▸ **What you will do**:
Copy all of the material exactly. Pictures are not to appear in the copy.

▸ **Information supplied**:
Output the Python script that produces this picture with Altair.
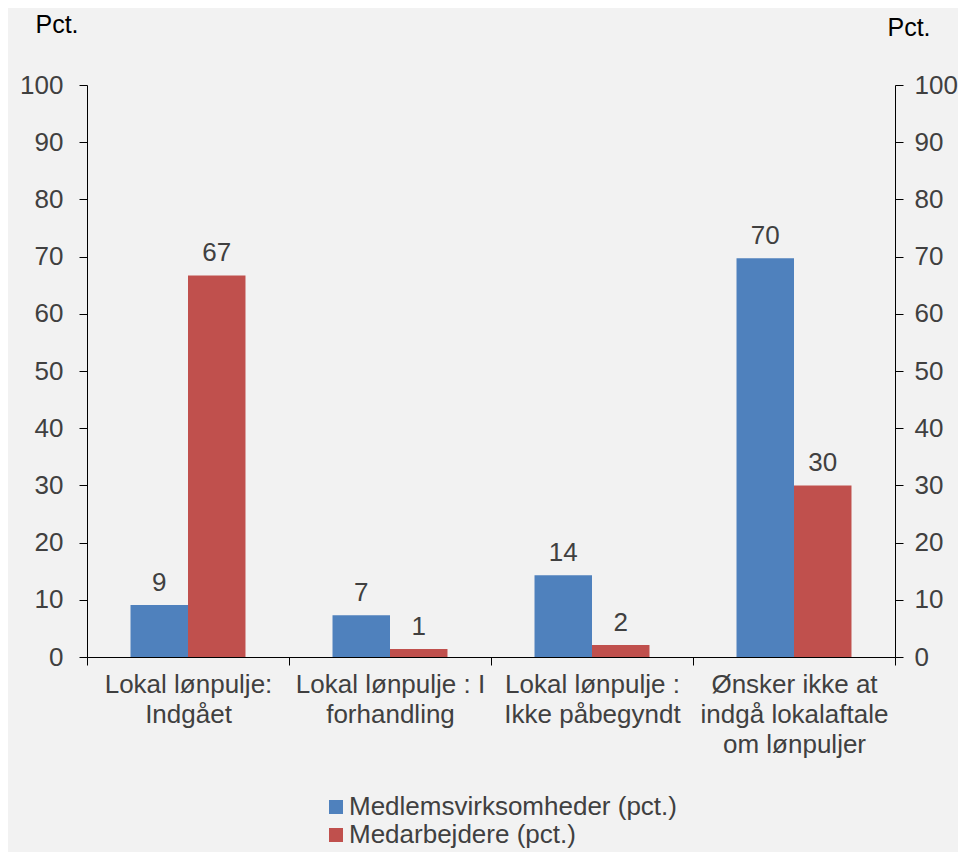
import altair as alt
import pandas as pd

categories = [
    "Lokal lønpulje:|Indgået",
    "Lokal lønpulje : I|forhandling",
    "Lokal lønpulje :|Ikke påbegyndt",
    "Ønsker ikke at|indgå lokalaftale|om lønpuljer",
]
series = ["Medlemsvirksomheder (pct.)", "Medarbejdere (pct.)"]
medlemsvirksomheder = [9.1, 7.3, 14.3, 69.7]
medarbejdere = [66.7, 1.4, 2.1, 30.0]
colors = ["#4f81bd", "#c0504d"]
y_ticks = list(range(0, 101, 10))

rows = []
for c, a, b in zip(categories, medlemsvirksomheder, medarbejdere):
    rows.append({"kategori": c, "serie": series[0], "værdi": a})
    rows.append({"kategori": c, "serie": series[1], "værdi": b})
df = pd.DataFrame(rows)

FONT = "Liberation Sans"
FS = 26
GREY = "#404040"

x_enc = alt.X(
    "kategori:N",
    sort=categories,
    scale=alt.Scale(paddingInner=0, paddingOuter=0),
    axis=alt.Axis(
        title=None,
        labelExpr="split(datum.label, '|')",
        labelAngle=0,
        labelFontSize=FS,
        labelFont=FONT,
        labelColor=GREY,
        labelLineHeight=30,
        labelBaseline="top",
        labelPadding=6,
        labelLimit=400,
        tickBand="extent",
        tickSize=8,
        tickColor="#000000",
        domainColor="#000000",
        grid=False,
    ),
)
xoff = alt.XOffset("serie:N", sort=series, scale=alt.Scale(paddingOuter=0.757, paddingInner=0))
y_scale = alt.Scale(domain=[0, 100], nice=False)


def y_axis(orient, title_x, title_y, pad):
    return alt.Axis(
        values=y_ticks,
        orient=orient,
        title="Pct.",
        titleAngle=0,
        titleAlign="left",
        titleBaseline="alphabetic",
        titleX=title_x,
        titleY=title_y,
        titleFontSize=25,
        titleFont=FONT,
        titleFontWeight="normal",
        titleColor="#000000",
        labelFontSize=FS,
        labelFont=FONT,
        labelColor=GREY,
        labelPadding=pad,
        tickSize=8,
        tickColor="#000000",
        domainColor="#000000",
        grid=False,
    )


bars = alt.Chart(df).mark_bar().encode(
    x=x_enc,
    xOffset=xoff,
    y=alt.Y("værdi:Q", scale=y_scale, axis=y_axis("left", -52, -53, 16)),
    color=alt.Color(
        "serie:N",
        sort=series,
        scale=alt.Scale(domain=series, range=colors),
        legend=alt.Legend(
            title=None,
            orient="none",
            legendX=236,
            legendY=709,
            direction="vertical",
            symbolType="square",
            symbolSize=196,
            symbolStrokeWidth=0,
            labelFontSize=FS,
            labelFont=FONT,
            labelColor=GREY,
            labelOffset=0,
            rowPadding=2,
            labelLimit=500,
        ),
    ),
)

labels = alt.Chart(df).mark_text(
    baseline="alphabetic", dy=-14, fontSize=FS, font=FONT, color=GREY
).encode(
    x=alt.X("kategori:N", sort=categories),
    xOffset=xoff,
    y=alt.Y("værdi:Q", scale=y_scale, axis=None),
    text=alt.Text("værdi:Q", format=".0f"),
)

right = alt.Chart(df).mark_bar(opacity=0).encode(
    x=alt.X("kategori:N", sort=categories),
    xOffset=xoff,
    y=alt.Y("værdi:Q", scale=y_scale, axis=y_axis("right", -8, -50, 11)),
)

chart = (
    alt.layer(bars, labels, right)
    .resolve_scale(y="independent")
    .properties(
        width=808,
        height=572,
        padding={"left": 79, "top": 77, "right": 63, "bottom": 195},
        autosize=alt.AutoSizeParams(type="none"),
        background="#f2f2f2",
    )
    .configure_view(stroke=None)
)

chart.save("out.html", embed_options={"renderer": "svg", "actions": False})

▸ **Result below**:
Output the Python script that produces this picture with Altair.
import altair as alt
import pandas as pd

categories = [
    "Lokal lønpulje:|Indgået",
    "Lokal lønpulje : I|forhandling",
    "Lokal lønpulje :|Ikke påbegyndt",
    "Ønsker ikke at|indgå lokalaftale|om lønpuljer",
]
series = ["Medlemsvirksomheder (pct.)", "Medarbejdere (pct.)"]
medlemsvirksomheder = [9.1, 7.3, 14.3, 69.7]
medarbejdere = [66.7, 1.4, 2.1, 30.0]
colors = ["#4f81bd", "#c0504d"]
y_ticks = list(range(0, 101, 10))

rows = []
for c, a, b in zip(categories, medlemsvirksomheder, medarbejdere):
    rows.append({"kategori": c, "serie": series[0], "værdi": a})
    rows.append({"kategori": c, "serie": series[1], "værdi": b})
df = pd.DataFrame(rows)

FONT = "Liberation Sans"
FS = 26
GREY = "#404040"

x_enc = alt.X(
    "kategori:N",
    sort=categories,
    scale=alt.Scale(paddingInner=0, paddingOuter=0),
    axis=alt.Axis(
        title=None,
        labelExpr="split(datum.label, '|')",
        labelAngle=0,
        labelFontSize=FS,
        labelFont=FONT,
        labelColor=GREY,
        labelLineHeight=30,
        labelBaseline="top",
        labelPadding=6,
        labelLimit=400,
        tickBand="extent",
        tickSize=8,
        tickColor="#000000",
        domainColor="#000000",
        grid=False,
    ),
)
xoff = alt.XOffset("serie:N", sort=series, scale=alt.Scale(paddingOuter=0.757, paddingInner=0))
y_scale = alt.Scale(domain=[0, 100], nice=False)


def y_axis(orient, title_x, title_y, pad):
    return alt.Axis(
        values=y_ticks,
        orient=orient,
        title="Pct.",
        titleAngle=0,
        titleAlign="left",
        titleBaseline="alphabetic",
        titleX=title_x,
        titleY=title_y,
        titleFontSize=25,
        titleFont=FONT,
        titleFontWeight="normal",
        titleColor="#000000",
        labelFontSize=FS,
        labelFont=FONT,
        labelColor=GREY,
        labelPadding=pad,
        tickSize=8,
        tickColor="#000000",
        domainColor="#000000",
        grid=False,
    )


bars = alt.Chart(df).mark_bar().encode(
    x=x_enc,
    xOffset=xoff,
    y=alt.Y("værdi:Q", scale=y_scale, axis=y_axis("left", -52, -53, 16)),
    color=alt.Color(
        "serie:N",
        sort=series,
        scale=alt.Scale(domain=series, range=colors),
        legend=alt.Legend(
            title=None,
            orient="none",
            legendX=236,
            legendY=709,
            direction="vertical",
            symbolType="square",
            symbolSize=196,
            symbolStrokeWidth=0,
            labelFontSize=FS,
            labelFont=FONT,
            labelColor=GREY,
            labelOffset=0,
            rowPadding=2,
            labelLimit=500,
        ),
    ),
)

labels = alt.Chart(df).mark_text(
    baseline="alphabetic", dy=-14, fontSize=FS, font=FONT, color=GREY
).encode(
    x=alt.X("kategori:N", sort=categories),
    xOffset=xoff,
    y=alt.Y("værdi:Q", scale=y_scale, axis=None),
    text=alt.Text("værdi:Q", format=".0f"),
)

right = alt.Chart(df).mark_bar(opacity=0).encode(
    x=alt.X("kategori:N", sort=categories),
    xOffset=xoff,
    y=alt.Y("værdi:Q", scale=y_scale, axis=y_axis("right", -8, -50, 11)),
)

chart = (
    alt.layer(bars, labels, right)
    .resolve_scale(y="independent")
    .properties(
        width=808,
        height=572,
        padding={"left": 79, "top": 77, "right": 63, "bottom": 195},
        autosize=alt.AutoSizeParams(type="none"),
        background="#f2f2f2",
    )
    .configure_view(stroke=None)
)

chart.save("out.html", embed_options={"renderer": "svg", "actions": False})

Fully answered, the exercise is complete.